Because Lopez's misrepresentations went to the nature of the parties' bargain, they fall squarely under the wire fraud statutes. Lopez's arguments that Solace received the benefit of its bargain, that the contract specifically provided remedies for misrepresentations, that certain of the Government's language in the superseding indictment tracks the Restatement (Second) of Contracts; and that Solace already brought a civil action do not change this fact. The Court has already concluded that Solace did not receive the benefit of its bargain because it received a business with more potential liability and worth potentially less than what it bargained for. And just because the contract provided remedies for misrepresentations does not mean that those misrepresentations did not go to the nature of the bargain. Lopez does not provide any authority that the contract's provisions and remedies foreclose criminal liability for misrepresentations. Nor could the similarities between the language in the superseding indictment and the Restatement or Solace's concurrent civil litigation. And Lopez provides no authority for the proposition that his actions cannot form the basis for both civil and criminal liability.
III. The Court declines to opine on Lopez's constructive amendment argument.

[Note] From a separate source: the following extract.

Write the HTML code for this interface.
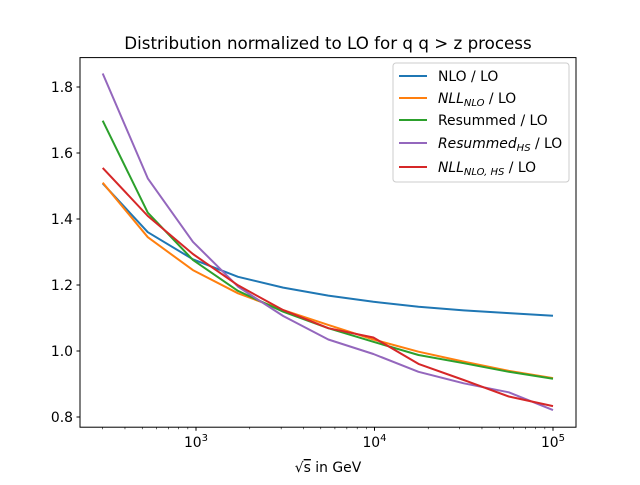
<!DOCTYPE html>
<html><head><meta charset="utf-8"><style>
body{margin:0;background:#fff;}
svg{font-family:"DejaVu Sans","Liberation Sans",sans-serif;}
</style></head><body>
<svg id="chart" width="640" height="480" xmlns="http://www.w3.org/2000/svg">
<rect width="640" height="480" fill="#fff"/>
<text x="328" y="49" text-anchor="middle" font-size="16.7">Distribution normalized to LO for q q &gt; z process</text>
<g id="plot"></g>
<g id="axes"></g>
<rect x="80" y="57.6" width="496" height="369.6" fill="none" stroke="#000" stroke-width="1"/>
<text x="328" y="472" text-anchor="middle" font-size="13.9">√<tspan text-decoration="overline">s</tspan> in GeV</text>
<g>
<rect x="393" y="63" width="176" height="119" rx="3" fill="#fff" fill-opacity="0.8" stroke="#ccc"/>
<g id="legend"></g>
</g>
</svg>
<script>
const energies=[300,537,961,1720,3080,5510,9860,17650,31600,56560,100000];
const nloLO=[1.508,1.360,1.278,1.225,1.192,1.168,1.149,1.134,1.123,1.115,1.107];
const nllNloLO=[1.510,1.345,1.245,1.175,1.124,1.079,1.035,0.998,0.968,0.940,0.918];
const resummedLO=[1.698,1.419,1.276,1.182,1.119,1.069,1.028,0.988,0.963,0.937,0.916];
const resummedHsLO=[1.841,1.523,1.331,1.195,1.106,1.035,0.991,0.937,0.902,0.875,0.821];
const nllNloHsLO=[1.555,1.409,1.294,1.199,1.124,1.069,1.041,0.961,0.912,0.862,0.833];
const yTicks=[0.8,1.0,1.2,1.4,1.6,1.8];
const xMajor=[3,4,5];
const names=["NLO / LO","NLL_NLO / LO","Resummed / LO","Resummed_HS / LO","NLL_NLO,HS / LO"];
const ns="http://www.w3.org/2000/svg";
function xs(v){return 196+(Math.log10(v)-3)*178.5;}
function ys(v){return 417-(v-0.8)*330;}
function mk(t,a,p){const e=document.createElementNS(ns,t);for(const k in a)e.setAttribute(k,a[k]);p.appendChild(e);return e;}
const plot=document.getElementById('plot'),axes=document.getElementById('axes'),leg=document.getElementById('legend');
const series=[nloLO,nllNloLO,resummedLO,resummedHsLO,nllNloHsLO];
const colors=["#1f77b4","#ff7f0e","#2ca02c","#9467bd","#d62728"];
const keys=["nlo","nll-nlo","resummed","resummed-hs","nll-nlo-hs"];
series.forEach((s,i)=>{
  const d=s.map((v,j)=>(j?'L':'M')+xs(energies[j]).toFixed(1)+' '+ys(v).toFixed(1)).join(' ');
  const p=mk('path',{d:d,fill:'none',stroke:colors[i],'stroke-width':2,'stroke-linejoin':'round'},plot);
  
  
});
yTicks.forEach(v=>{
  const y=ys(v);
  const l=mk('line',{x1:76.5,x2:80,y1:y,y2:y,stroke:'#000'},axes);
  
  
  const t=mk('text',{x:73,y:y+5,'text-anchor':'end','font-size':13.9},axes);
  t.textContent=v.toFixed(1);
  
  
});
for(let d=2;d<=5;d++){for(let m=2;m<=9;m++){
  const v=m*Math.pow(10,d);const x=xs(v);
  if(x<80||x>576)continue;
  const l=mk('line',{x1:x,x2:x,y1:427.2,y2:429.2,stroke:'#000','stroke-width':0.6},axes);
  
  
}}
xMajor.forEach(e=>{
  const x=xs(Math.pow(10,e));
  const l=mk('line',{x1:x,x2:x,y1:427.2,y2:430.7,stroke:'#000'},axes);
  
  
  const t=mk('text',{x:x,y:447,'text-anchor':'middle','font-size':13.9},axes);
  t.innerHTML='10<tspan dy="-6" font-size="10">'+e+'</tspan>';
  
  
});
const labels=[
 'NLO / LO',
 '<tspan font-style="italic">NLL</tspan><tspan font-style="italic" font-size="10" dy="3">NLO</tspan><tspan dy="-3"> / LO</tspan>',
 'Resummed / LO',
 '<tspan font-style="italic">Resummed</tspan><tspan font-style="italic" font-size="10" dy="3">HS</tspan><tspan dy="-3"> / LO</tspan>',
 '<tspan font-style="italic">NLL</tspan><tspan font-style="italic" font-size="10" dy="3">NLO, HS</tspan><tspan dy="-3"> / LO</tspan>'];
const ly=[76,98,120,143,167];
labels.forEach((h,i)=>{
  const l=mk('line',{x1:399,x2:427,y1:ly[i],y2:ly[i],stroke:colors[i],'stroke-width':2},leg);
  
  
  const t=mk('text',{x:438,y:ly[i]+5,'font-size':13.9},leg);
  t.innerHTML=h;
  
  
});
</script>
</body></html>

Lopez argues that the Government's assertion that the business was worth less or was of lower quality because of the investigations constitutes a constructive amendment of the indictment. Understandably, Lopez makes this argument for the first time in reply, arguing that the Government raised its lower-price and lower-quality theory in its response to Lopez's motion to dismiss. But, by raising this argument in reply, instead of in a separate motion, Lopez has deprived the Government of the opportunity to respond to it. So, the Court declines to consider Lopez's constructive amendment argument. Zamani v. Carnes, 491 F.3d 990, 997 (9th Cir. 2007) (explaining that “[t]he district court need not consider arguments raised for the first time in a reply brief.”).
Recommendation
IT IS THEREFORE RECOMMENDED that Lopez's motion to dismiss (ECF No. 166) be denied.
Notice
Pursuant to Local Rule IB 3-2 any objection to this Report and Recommendation must be in writing and filed with the Clerk of the Court within (14) days after service of this Notice. The Supreme Court has held that the courts of appeal may determine that an appeal has been waived due to the failure to file objections within the specified time. Thomas v. Arn, 474 U.S. 140, 142 (1985), reh'g denied, 474 U.S. 1111 (1986). The Ninth Circuit has also held that (1) failure to file objections within the specified time and (2) failure to properly address and brief the objectionable issues waives the right to appeal the District Court's order and/or appeal factual issues from the order of the District Court. Martinez v. Ylst, 951 F.2d 1153, 1157 (9th Cir. 1991); Britt v. Simi Valley United Sch. Dist., 708 F.2d 452, 454 (9th Cir. 1983).